Domniki Asimaki, & Jamison H. Steidl

Published 2006, SCEC Contribution #878

A seismic waveform inversion algorithm is proposed for the estimation of elastic soil properties using low amplitude, downhole array recordings. Based on a global optimization scheme in the wavelet domain, complemented by a local least-square's fit operator in the frequency domain, the hybrid scheme can efficiently identify the optimal solution vicinity in the stochastic search space, whereas the best-fit model detection is substantially accelerated through the local deterministic inversion.
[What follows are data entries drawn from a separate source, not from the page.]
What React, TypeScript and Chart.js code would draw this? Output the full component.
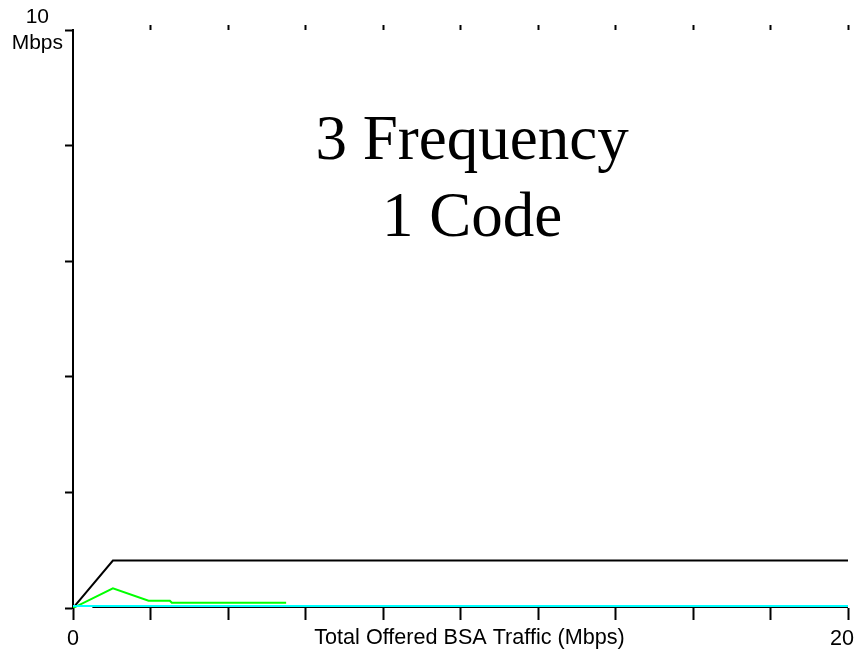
import React, { useEffect, useRef } from "react";
import { Chart, registerables } from "chart.js";

Chart.register(...registerables);

// ---- Axis ranges & labels ----
const X_MIN = 0;
const X_MAX = 20;
const X_STEP = 2;
const Y_MIN = 0;
const Y_MAX = 10;
const Y_STEP = 2;
const xTickLabels: Record<number, string> = { 0: "0", 20: "20  " };
const yTopLabel = ["10", "Mbps"];
const xAxisTitle = "   Total Offered BSA Traffic (Mbps)";
const titleLines = ["3 Frequency", "1 Code"];

// ---- Series (Mbps vs offered Mbps) ----
const baseX = [0.5, 20];
const baseY = [0, 0];
const cyanX = [0, 20];
const cyanY = [0.035, 0.035];
const greenX = [0, 1.03, 1.95, 2.5, 2.55, 5.5];
const greenY = [0, 0.34, 0.125, 0.125, 0.09, 0.09];
const blackX = [0, 1.03, 20];
const blackY = [0, 0.82, 0.82];

const toPts = (xs: number[], ys: number[]) => xs.map((x, i) => ({ x, y: ys[i] }));

const SANS = '"Liberation Sans", Arial, sans-serif';
const SERIF = '"Liberation Serif", "Times New Roman", serif';
const LABEL_SIZE = 21.6;

const centerTitle = {
  id: "centerTitle",
  afterDraw(chart: any) {
    const { ctx, scales } = chart;
    ctx.save();
    ctx.font = `63px ${SERIF}`;
    ctx.fillStyle = "#000";
    ctx.textAlign = "center";
    ctx.textBaseline = "alphabetic";
    const x = scales.x.getPixelForValue(10.3);
    ctx.fillText(titleLines[0], x, scales.y.getPixelForValue(7.76));
    ctx.fillText(titleLines[1], x, scales.y.getPixelForValue(6.43));
    ctx.restore();
  },
};

export default function App() {
  const ref = useRef<HTMLCanvasElement | null>(null);

  useEffect(() => {
    if (!ref.current) return;
    const line = (label: string, data: any, color: string) => ({
      label,
      data,
      borderColor: color,
      backgroundColor: color,
      borderWidth: 2,
      pointRadius: 0,
      tension: 0,
      fill: false,
    });
    const chart = new Chart(ref.current, {
      type: "line",
      data: {
        datasets: [
          line("Baseline", toPts(baseX, baseY), "#000000"),
          line("Cyan", toPts(cyanX, cyanY), "#00ffff"),
          line("Green", toPts(greenX, greenY), "#00ff00"),
          line("Black", toPts(blackX, blackY), "#000000"),
        ],
      },
      options: {
        animation: false,
        responsive: false,
        devicePixelRatio: 1,
        layout: { padding: { left: 0, right: 6, top: 0, bottom: 0 } },
        plugins: { legend: { display: false }, tooltip: { enabled: false }, title: { display: false } },
        scales: {
          x: {
            type: "linear",
            position: "bottom",
            min: X_MIN,
            max: X_MAX,
            ticks: {
              stepSize: X_STEP,
              autoSkip: false,
              maxRotation: 0,
              padding: 6,
              color: "#000",
              font: { family: SANS, size: LABEL_SIZE },
              callback: (v: any) => xTickLabels[v as number] ?? "",
            },
            grid: { drawOnChartArea: false, drawTicks: true, tickLength: 12, tickWidth: 2, color: "#000" },
            border: { display: false },
            title: {
              display: true,
              text: xAxisTitle,
              color: "#000",
              font: { family: SANS, size: LABEL_SIZE },
              padding: { top: 0, bottom: 2 },
            },
            afterFit: (s: any) => {
              s.height = 45;
              s.paddingLeft = 0;
              s.paddingRight = 0;
            },
          },
          xTop: {
            type: "linear",
            position: "top",
            min: X_MIN,
            max: X_MAX,
            ticks: { stepSize: X_STEP, display: false },
            grid: {
              drawOnChartArea: false,
              tickLength: 5,
              tickWidth: 2,
              color: (c: any) => (c.tick && c.tick.value === 0 ? "rgba(0,0,0,0)" : "#000"),
            },
            border: { display: false },
            afterFit: (s: any) => {
              s.height = 30;
              s.paddingLeft = 0;
              s.paddingRight = 0;
            },
          },
          y: {
            type: "linear",
            position: "left",
            min: Y_MIN,
            max: Y_MAX,
            ticks: {
              stepSize: Y_STEP,
              padding: 2,
              crossAlign: "center",
              color: "#000",
              font: { family: SANS, size: 21, lineHeight: 1.25 },
              callback: (v: any) => (v === Y_MAX ? yTopLabel : ""),
            },
            grid: { drawOnChartArea: false, tickLength: 8, tickWidth: 2, color: "#000" },
            border: { display: true, color: "#000", width: 2 },
            afterFit: (s: any) => {
              s.width = 73;
              s.paddingTop = 0;
              s.paddingBottom = 0;
            },
          },
        },
      } as any,
      plugins: [centerTitle],
    });
    return () => chart.destroy();
  }, []);

  return (
    <div style={{ position: "absolute", left: 0, top: 0, width: 854, height: 653, background: "#fff" }}>
      <canvas ref={ref} width={854} height={653} style={{ display: "block", width: 854, height: 653 }} />
    </div>
  );
}
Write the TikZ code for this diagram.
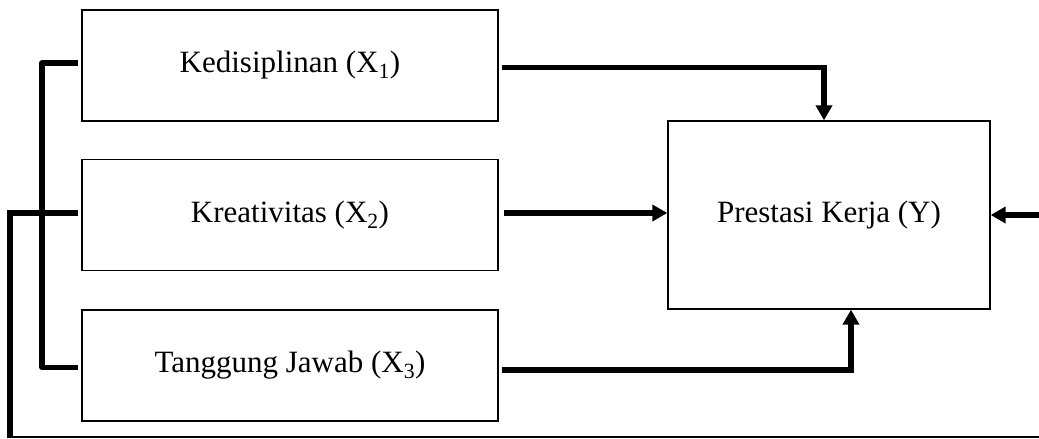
\documentclass[tikz,border=0pt]{standalone}
\usepackage{fontspec}
\setmainfont{Liberation Serif}
\usetikzlibrary{arrows.meta,calc}
\begin{document}
\begin{tikzpicture}[x=1pt,y=1pt,
  box/.style={draw,line width=1.3pt,minimum width=416pt,minimum height=111pt,inner sep=0pt,font=\fontsize{31}{36}\selectfont},
  ybox/.style={draw,line width=1.3pt,minimum width=322pt,minimum height=188pt,inner sep=0pt,font=\fontsize{31}{36}\selectfont},
  conn/.style={line width=5.5pt},
  arr/.style={conn,-{Triangle[length=15pt,width=16pt]}},
  thinconn/.style={line width=2.5pt}]
\useasboundingbox (0,0) rectangle (1039,-439);
\node[box] (x1) at (290,-65.5) {Kedisiplinan (X\textsubscript{1})};
\node[box] (x2) at (290,-215) {Kreativitas (X\textsubscript{2})};
\node[box] (x3) at (290,-365.5) {Tanggung Jawab (X\textsubscript{3})};
\node[ybox] (y) at (829,-215) {Prestasi Kerja (Y)};
\coordinate (lb) at (42,0);
\coordinate (bl) at (10,-437);
\coordinate (br) at (1039,-437);
\coordinate (rt) at (1039,-215);
\coordinate (x2s) at ([xshift=5pt,yshift=2pt]x2.east);
\coordinate (x1w) at ([xshift=-3pt,yshift=2.5pt]x1.west);
\coordinate (x3w) at ([xshift=-3pt,yshift=-2pt]x3.west);
% connectors to Y
\draw[arr] ([xshift=3pt,yshift=-2pt]x1.east) -| ([xshift=-5pt]y.north);
\draw[arr] (x2s) -- (y.west |- x2s);
\draw[arr] ([xshift=3pt,yshift=-4.5pt]x3.east) -| ([xshift=22pt]y.south);
\draw[arr] (rt) -- (y.east);
% left bracket
\draw[conn,line join=round] (x1w) -| (lb |- x3w) -- (x3w);
\draw[conn] ([xshift=-3pt,yshift=2pt]x2.west) -| ([yshift=-1pt]bl);
\draw[thinconn] ([xshift=-2.75pt]bl) -- (br);
\end{tikzpicture}
\end{document}
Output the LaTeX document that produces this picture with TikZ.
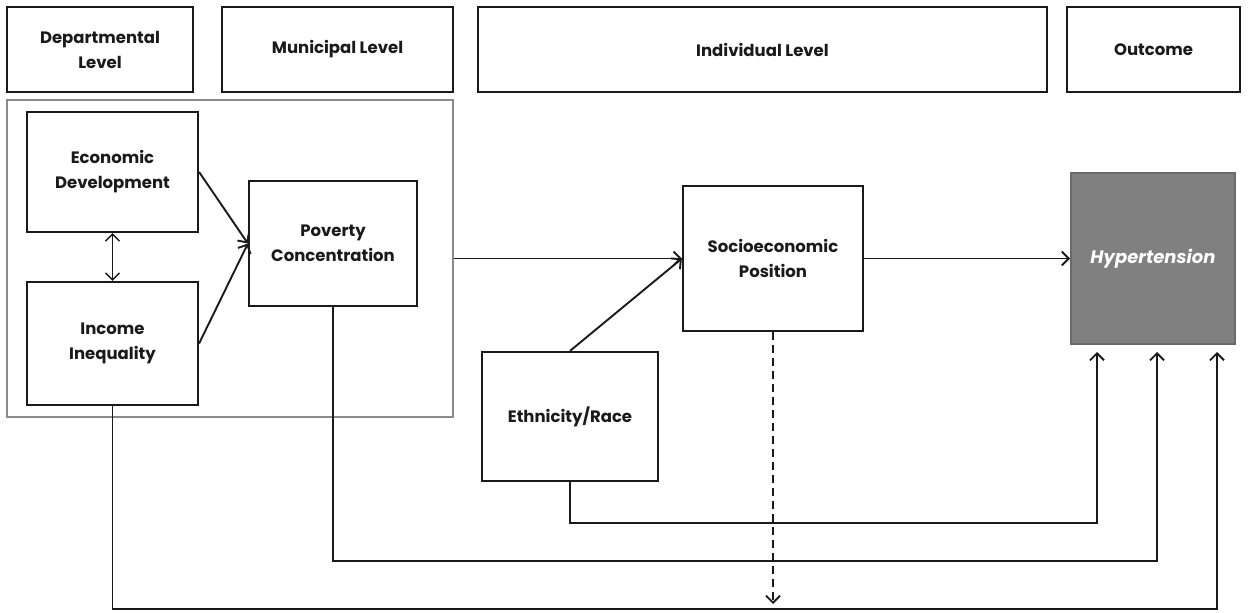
\documentclass[tikz,border=0pt]{standalone}
\usepackage{fontspec}
\setmainfont{Poppins}
\usetikzlibrary{arrows.meta,calc}
\definecolor{ink}{HTML}{1A1A1A}
\definecolor{framegrey}{HTML}{8A8A8A}
\definecolor{outfill}{HTML}{808080}
\definecolor{outedge}{HTML}{6A6A6A}
\begin{document}
\begin{tikzpicture}[x=1pt,y=-1pt,
  txt/.style={font=\fontsize{16.5}{25}\selectfont\bfseries, text=ink, align=center},
  box/.style={draw=ink, line width=2.2pt, fill=white, inner sep=0pt, txt},
  header/.style={box},
  region/.style={draw=framegrey, line width=2.2pt, inner sep=0pt},
  outcomebox/.style={draw=outedge, line width=1.8pt, fill=outfill, inner sep=0pt,
    font=\fontsize{18}{24}\selectfont\bfseries\itshape, text=white},
  link/.style={draw=ink, line width=1.9pt},
  tip/.style={-{Straight Barb[length=7pt,width=14pt,line width=1.9pt]}},
  twotip/.style={{Straight Barb[length=7pt,width=14pt,line width=1.5pt]}-{Straight Barb[length=7pt,width=14pt,line width=1.5pt]}}
]
\useasboundingbox (0,0) rectangle (1248,613);

% level headers
\node[header, minimum width=186pt, minimum height=85pt] (hdept) at (100,49.5) {Departmental\\Level};
\node[header, minimum width=231pt, minimum height=85pt] (hmuni) at (337.5,49.5) {Municipal Level};
\node[header, minimum width=569pt, minimum height=85pt] (hind) at (762.5,49.5) {Individual Level};
\node[header, minimum width=173pt, minimum height=85pt] (hout) at (1153.5,49.5) {Outcome};

% area-level frame
\node[region, minimum width=446pt, minimum height=317pt] (area) at (230,258.5) {};

% factors
\node[box, minimum width=171pt, minimum height=120pt] (econ) at (112.5,172) {Economic\\Development};
\node[box, minimum width=171pt, minimum height=123pt] (ineq) at (112.5,343.5) {Income\\Inequality};
\node[box, minimum width=168pt, minimum height=125pt] (pov) at (333,243.5) {Poverty\\Concentration};
\node[box, minimum width=180pt, minimum height=145pt] (ses) at (773,258.5) {Socioeconomic\\Position};
\node[box, minimum width=176pt, minimum height=129pt] (eth) at (570,416.5) {Ethnicity/Race};
\node[outcomebox, minimum width=164pt, minimum height=171pt] (hyp) at (1153,258.5) {Hypertension};

% arrow ends below the outcome box
\coordinate (inA) at (1097,352);
\coordinate (inB) at (1157,352);
\coordinate (inC) at (1217,352);
\coordinate (drop) at (773,604);

% direct paths
\draw[link, line width=1.5pt, twotip] (econ.south) -- (ineq.north);
\draw[link, tip] (econ.east) -- (pov.west);
\draw[link, tip] (ineq.east) -- (pov.west);
\draw[link, tip] (area.east) -- (ses.west);
\draw[link, tip] (eth.north) -- (ses.west);
\draw[link, tip] (ses.east) -- (hyp.west);

% routed paths into the outcome
\draw[link, tip] (eth.south) |- (1097,523) -- (inA);
\draw[link, tip] (pov.south) |- (1157,561) -- (inB);
\draw[link, tip] (ineq.south) |- (1217,609) -- (inC);

% dashed pathway
\draw[link, tip, dash pattern=on 8pt off 5pt] (ses.south) -- (drop);
\end{tikzpicture}
\end{document}
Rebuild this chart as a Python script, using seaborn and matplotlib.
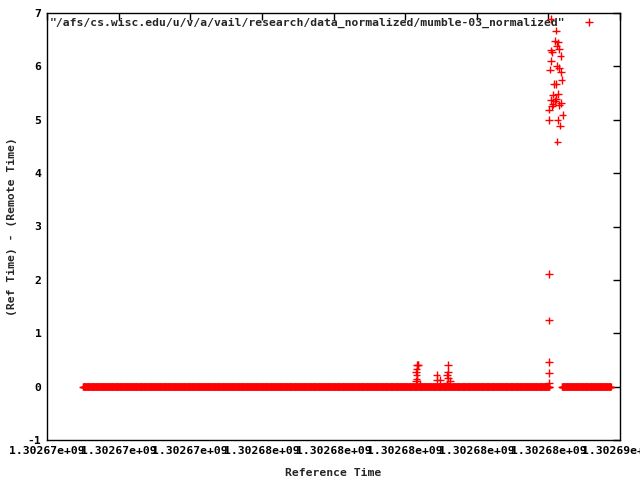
import numpy as np
import pandas as pd
import seaborn as sns
import matplotlib.pyplot as plt
from matplotlib.ticker import FuncFormatter, MultipleLocator

# sampling of the two flat stretches (seconds)
base1_start, base1_end = 1302671005, 1302684030
base2_start, base2_end = 1302684380, 1302685750
sample_period = 10

# excursions: (time, offset)
bump_t = [1302680302, 1302680322, 1302680350, 1302680322, 1302680302, 1302680322,
          1302680340, 1302680360, 1302680414, 1302680880, 1302680880, 1302680973,
          1302681204, 1302681204, 1302681177, 1302681204, 1302681252, 1302681159]
bump_v = [0.27, 0.21, 0.41, 0.14, 0.10, 0.33, 0.40, 0.40, 0.05, 0.22, 0.13, 0.12,
          0.41, 0.27, 0.22, 0.16, 0.10, 0.06]

spike_t = [1302684024, 1302684024, 1302684024, 1302684024, 1302684024,
           1302684063, 1302684211, 1302684183, 1302684276, 1302684231, 1302684303,
           1302684072, 1302684108, 1302684343, 1302684072, 1302684231, 1302684303,
           1302684044, 1302684351, 1302684370, 1302684155, 1302684211, 1302684136,
           1302684276, 1302684211, 1302684063, 1302684351, 1302684108, 1302684303,
           1302684024, 1302684398, 1302684024, 1302684259, 1302684320, 1302684250,
           1302684190, 1302684120]
spike_v = [2.11, 1.24, 0.46, 0.26, 0.07,
           6.89, 6.67, 6.47, 6.45, 6.39, 6.33,
           6.30, 6.26, 6.20, 6.10, 6.01, 5.97,
           5.94, 5.90, 5.74, 5.67, 5.67, 5.47,
           5.48, 5.39, 5.37, 5.31, 5.25, 5.28,
           5.19, 5.09, 5.00, 5.00, 4.89, 4.59,
           5.35, 5.30]

label = '"/afs/cs.wisc.edu/u/v/a/vail/research/data_normalized/mumble-03_normalized"'

t1 = np.arange(base1_start, base1_end, sample_period)
t2 = np.arange(base2_start, base2_end, sample_period)
df = pd.DataFrame({
    "t": np.concatenate([t1, t2, bump_t, spike_t]),
    "v": np.concatenate([np.zeros(len(t1)), np.zeros(len(t2)), bump_v, spike_v]),
})
df["src"] = label

sns.set_style("white")
plt.rcParams["font.family"] = ["DejaVu Sans Mono"]
plt.rcParams["font.weight"] = "bold"
plt.rcParams["font.size"] = 8.2

fig = plt.figure(figsize=(6.4, 4.8), dpi=100)
ax = fig.add_axes([47 / 640, 40 / 480, 573 / 640, 427 / 480])

sns.scatterplot(data=df, x="t", y="v", hue="src", palette=["#ff0000"],
                marker="+", s=30, linewidth=1.0, ax=ax)

ax.set_xlim(1302670000, 1302686000)
ax.set_ylim(-1, 7)
ax.xaxis.set_major_locator(MultipleLocator(2000))
ax.yaxis.set_major_locator(MultipleLocator(1))
ax.xaxis.set_major_formatter(FuncFormatter(lambda v, p: "%g" % v))
ax.yaxis.set_major_formatter(FuncFormatter(lambda v, p: "%g" % v))
ax.tick_params(direction="in", length=5, width=1, top=True, right=True,
               colors="black", labelsize=8.2, pad=4)
for s in ax.spines.values():
    s.set_color("black")
    s.set_linewidth(1)

ax.set_xlabel("Reference Time", fontsize=8.2, fontweight="bold", labelpad=9)
ax.set_ylabel("(Ref Time) - (Remote Time)", fontsize=8.2, fontweight="bold", labelpad=8)

leg = ax.legend(loc="upper right", frameon=False, markerfirst=False,
                fontsize=8.2, handletextpad=1.05, borderaxespad=0.2,
                bbox_to_anchor=(0.978, 1.005))

fig.savefig("out.png", dpi=100)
Results presented for selected aftershocks of the Mw 7.0 Sanriku-Minami earthquake in Japan, recorded by the Kik-Net Strong Motion Network, illustrate robustness of the impedance structure estimation. By contrast, the attenuation structure is shown to be sensitive to the frequency content of seismic input data, attributed to the deterministic description of the continuum in the forward model that cannot simulate late arrivals of multiple-scattered energy. Sensitivity analyses illustrate that for the same forward model, results can be substantially different based on the definition of the objective function. It is concluded that even for engineering purposes, inversion should aim to decouple intrinsic and scattering attenuation mechanisms.

Asimaki, D., & Steidl, J. H. (2006). Attenuation and Velocity Structure for Site Response Analyses via Downhole Seismogram Inversion. Pure and Applied Geophysics, 163(1), 81-118. doi: 10.1007/s00024-005-0009-7.